Furthermore, it can be shown that $\sigma(Y)\in V_p$ for any $Y\in\mathfrak{g}$. So doesn't the above decomposition of $X$ prove that any vector $X\in T_p P$ can be written as a sum of vectors in $H_p$ and $V_p$, thus $T_p P=H_p \oplus V_p$.

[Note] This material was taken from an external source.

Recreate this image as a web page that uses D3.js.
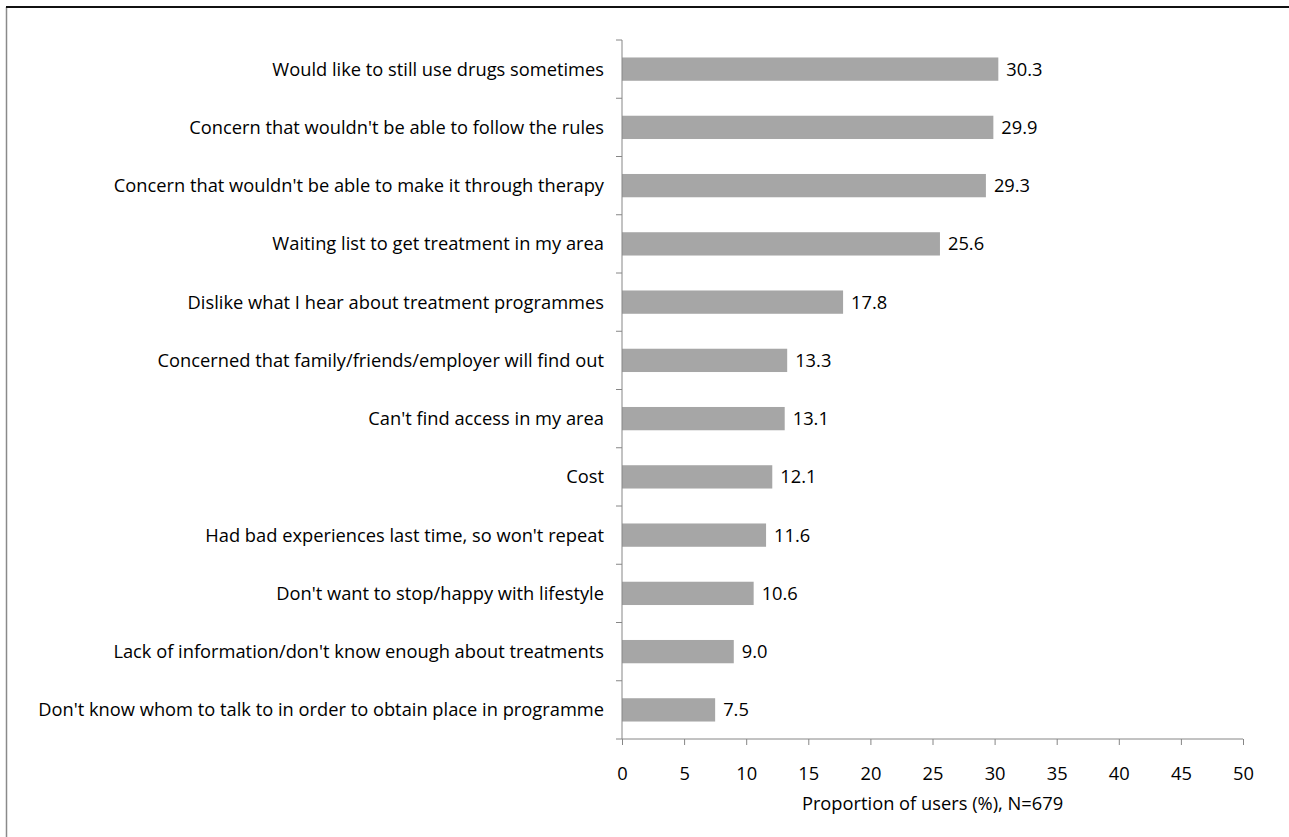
<!DOCTYPE html>
<html><head><meta charset="utf-8">
<script src="https://cdn.jsdelivr.net/npm/d3@7"></script>
<style>
html,body{margin:0;padding:0;background:#fff;}
svg{display:block;}
text{font-family:"Open Sans","Noto Sans",sans-serif;fill:#000;}
</style></head>
<body>
<svg id="chart" width="1289" height="837"></svg>
<script>
const categories = [
  "Would like to still use drugs sometimes",
  "Concern that wouldn't be able to follow the rules",
  "Concern that wouldn't be able to make it through therapy",
  "Waiting list to get treatment in my area",
  "Dislike what I hear about treatment programmes",
  "Concerned that family/friends/employer will find out",
  "Can't find access in my area",
  "Cost",
  "Had bad experiences last time, so won't repeat",
  "Don't want to stop/happy with lifestyle",
  "Lack of information/don't know enough about treatments",
  "Don't know whom to talk to in order to obtain place in programme"
];
const values = [30.3, 29.9, 29.3, 25.6, 17.8, 13.3, 13.1, 12.1, 11.6, 10.6, 9.0, 7.5];
const xTicks = [0, 5, 10, 15, 20, 25, 30, 35, 40, 45, 50];
const xTitle = "Proportion of users (%), N=679";

const svg = d3.select("#chart");
const axisColor = "#868686";

// fit font size so the longest label spans like the reference (~566px)
const probe = svg.append("text").attr("font-size", 16).text(categories[11]);
const fs = Math.round(16 * 566 / probe.node().getComputedTextLength() * 10) / 10;
probe.remove();

// outer border (top and left visible)
svg.append("line").attr("x1", 6.5).attr("x2", 6.5).attr("y1", 7).attr("y2", 837)
  .attr("stroke", "#8a8a8a").attr("stroke-width", 1.5);
svg.append("line").attr("x1", 6).attr("x2", 1289).attr("y1", 7).attr("y2", 7)
  .attr("stroke", "#111").attr("stroke-width", 2);

const x = d3.scaleLinear().domain([0, 50]).range([622, 1243]);
const y = d3.scaleBand().domain(categories).range([40, 739]).paddingInner(0.6).paddingOuter(0.3);
const yb = d3.scaleBand().domain(categories).range([40, 739]).padding(0);

// bars
svg.append("g").selectAll("rect").data(values).join("rect")
  .attr("x", x(0))
  .attr("y", (d, i) => y(categories[i]))
  .attr("width", d => x(d) - x(0))
  .attr("height", y.bandwidth())
  .attr("fill", "#a6a6a6");

// data labels
svg.append("g").selectAll("text").data(values).join("text")
  .attr("x", d => x(d) + 8)
  .attr("y", (d, i) => y(categories[i]) + y.bandwidth() / 2)
  .attr("dy", "0.36em")
  .attr("font-size", fs)
  .text(d => d.toFixed(1));

// y axis line and boundary ticks
const gy = svg.append("g");
gy.append("line").attr("x1", x(0)).attr("x2", x(0)).attr("y1", 40).attr("y2", 739)
  .attr("stroke", axisColor).attr("stroke-width", 1);
const bounds = categories.map(c => yb(c)).concat([739]);
gy.selectAll("line.tk").data(bounds).join("line").attr("class", "tk")
  .attr("x1", x(0) - 6).attr("x2", x(0)).attr("y1", d => d).attr("y2", d => d)
  .attr("stroke", axisColor);
gy.selectAll("text").data(categories).join("text")
  .attr("x", x(0) - 18)
  .attr("y", d => yb(d) + yb.bandwidth() / 2)
  .attr("dy", "0.36em")
  .attr("text-anchor", "end")
  .attr("font-size", fs)
  .text(d => d);

// x axis
const xAxis = d3.axisBottom(x).tickValues(xTicks).tickSize(6).tickPadding(22).tickFormat(d3.format("d"));
const gx = svg.append("g").attr("transform", "translate(0,739)").call(xAxis);
gx.select(".domain").attr("stroke", axisColor).attr("d", `M${x(0)},0H${x(50)}`);
gx.selectAll(".tick line").attr("stroke", axisColor);
gx.selectAll(".tick text").attr("font-size", fs).attr("font-family", "Open Sans").attr("fill", "#000").attr("dy", "0.36em").attr("y", 34);

svg.append("text").attr("x", (x(0) + x(50)) / 2).attr("y", 803).attr("dy", "0.36em")
  .attr("text-anchor", "middle").attr("font-size", fs).text(xTitle);
</script>
</body></html>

I've just started studying this things so there are some things which aren't quite clear to me too but I'll try to give you some ideas:
$(i)$ $H_p\cap V_p=\{0\}$.
Recall we have an isomorphism $V_p\longrightarrow \mathfrak{g}$. If $v\in V_p$ is non-zero then $\omega_p(v)\neq 0$ for the image of $v$ by $\omega_p$ coincides with the image of $v$ by the isomorphism $V_p\longrightarrow \mathfrak{g}$. This shows $$V_p\setminus\{0\}\cap H_p=V_p\setminus\{0\}\cap \textrm{Ker}(\omega_p)=\phi\Rightarrow V_p\cap H_p=\{0\}.$$
$(ii)$ Hint for showing $T_pP=H_p+V_p$:
Take $X\in T_p P$ and associate a vertical vector field $\tilde{X}$ on $P$. Then $\tilde{X}_p\in V_p$. Since $$X=(X-\tilde{X}_p)+\underbrace{\tilde{X}_p}_{\in V_p},$$ it suffices showing $X-\tilde{X}_p\in \textrm{Ker}(\omega_p)$.
I'll try to improve the proof later.